Ha bastado que se dé el pistoletazo de salida a la precampaña electoral para que, inmediatamente, los candidatos empiecen a debatir --aunque el verbo no sea el adecuado porque es un diálogo de sordos-- sobre los debates. El presidente de la Junta y candidato por el PSOE, Guillermo Fernández Vara, ha propuesto al candidato por el PP, José Antonio Monago, tres debates: en internet, ante un grupo de ciudadanos y en la universidad. Monago le contesta que sí, pero que sea ante una familia en paro, ante un grupo de regantes y ante otro afectado por el recorte de las primas a las fotovoltaicas. Por su lado, el alcalde de Badajoz y candidato por el PP, Miguel Celdrán, rechaza debatir con el aspirante socialista a la Alcaldía, Celestino Vegas, porque una vez le llamó "borracho".

Todo ello demuestra que cuando se acercan las elecciones los debates sobre los debates son ya un género clásico de ese bosque de declaraciones que más que aclarar confunden al ciudadano, precisamente en el momento en que más necesita el contraste de pareceres. Por esta razón, lo mejor sería que los debates fueran impuestos por ley, con formatos y participantes precisos, como lo son en países de larga tradición democrática.

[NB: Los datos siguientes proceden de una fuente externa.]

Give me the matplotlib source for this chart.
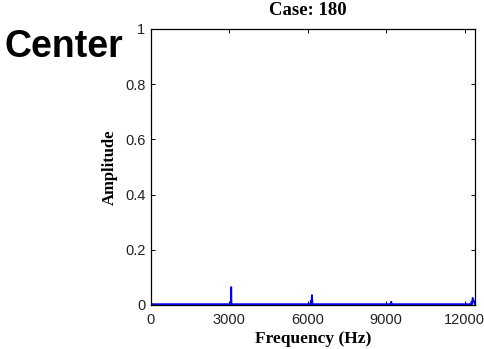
import matplotlib
matplotlib.use('Agg')
from matplotlib import pyplot as plt

# spectrum (Hz, amplitude)
freqs = [0, 3000, 3060, 3070, 3080, 6100, 6120, 6140, 6160, 6180, 9180, 9195, 9210, 12250, 12270, 12290, 12310, 12400]
amps = [0.003, 0.003, 0.003, 0.065, 0.003, 0.003, 0.015, 0.003, 0.036, 0.003, 0.003, 0.012, 0.003, 0.003, 0.012, 0.003, 0.026, 0.003]

xticks = [0, 3000, 6000, 9000, 12000]
yticks = [0, 0.2, 0.4, 0.6, 0.8, 1]
yticklabels = ['0', '0.2', '0.4', '0.6', '0.8', '1']

fig = plt.figure(figsize=(4.85, 3.49), dpi=100)
ax = fig.add_axes([151 / 485, 1 - 305 / 349, (475 - 151) / 485, (305 - 29) / 349])

ax.plot(freqs, amps, color='#0000ff', linewidth=1.3)

ax.set_xlim(0, 12400)
ax.set_ylim(0, 1)
ax.set_xticks(xticks)
ax.set_yticks(yticks)
ax.set_yticklabels(yticklabels)
ax.tick_params(direction='in', top=True, right=True, length=3, width=0.7, labelsize=10.5)
ax.tick_params(axis='x', pad=5.5)
ax.tick_params(axis='y', pad=4)
for lab in ax.get_xticklabels() + ax.get_yticklabels():
    lab.set_family('Liberation Sans')
    lab.set_color('#222222')
for s in ax.spines.values():
    s.set_linewidth(0.9)

ax.set_xlabel('Frequency (Hz)', family='Liberation Serif', fontweight='bold', fontsize=12.5, labelpad=3)
ax.set_ylabel('Amplitude', family='Liberation Serif', fontweight='bold', fontsize=12, labelpad=5)

fig.text(0.635, 1 - 15 / 349, 'Case: 180', family='Liberation Serif', fontweight='bold',
         fontsize=13.5, ha='center', va='baseline')
fig.text(5 / 485, 1 - 57 / 349, 'Center', family='Liberation Sans', fontweight='bold',
         fontsize=27, ha='left', va='baseline')

fig.savefig('out.png', dpi=100)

Cuando el acceso a los medios de comunicación está generalizado; cuando la tecnología permite que nadie que tenga interés se quede sin conocer las propuestas de los candidatos, se hace necesario buscar una fórmula que obligue a los candidatos a que la celebración de debates dejen de depender de los intereses electoralistas de cada uno. Intereses que siempre estarán por debajo de los intereses de los ciudadanos.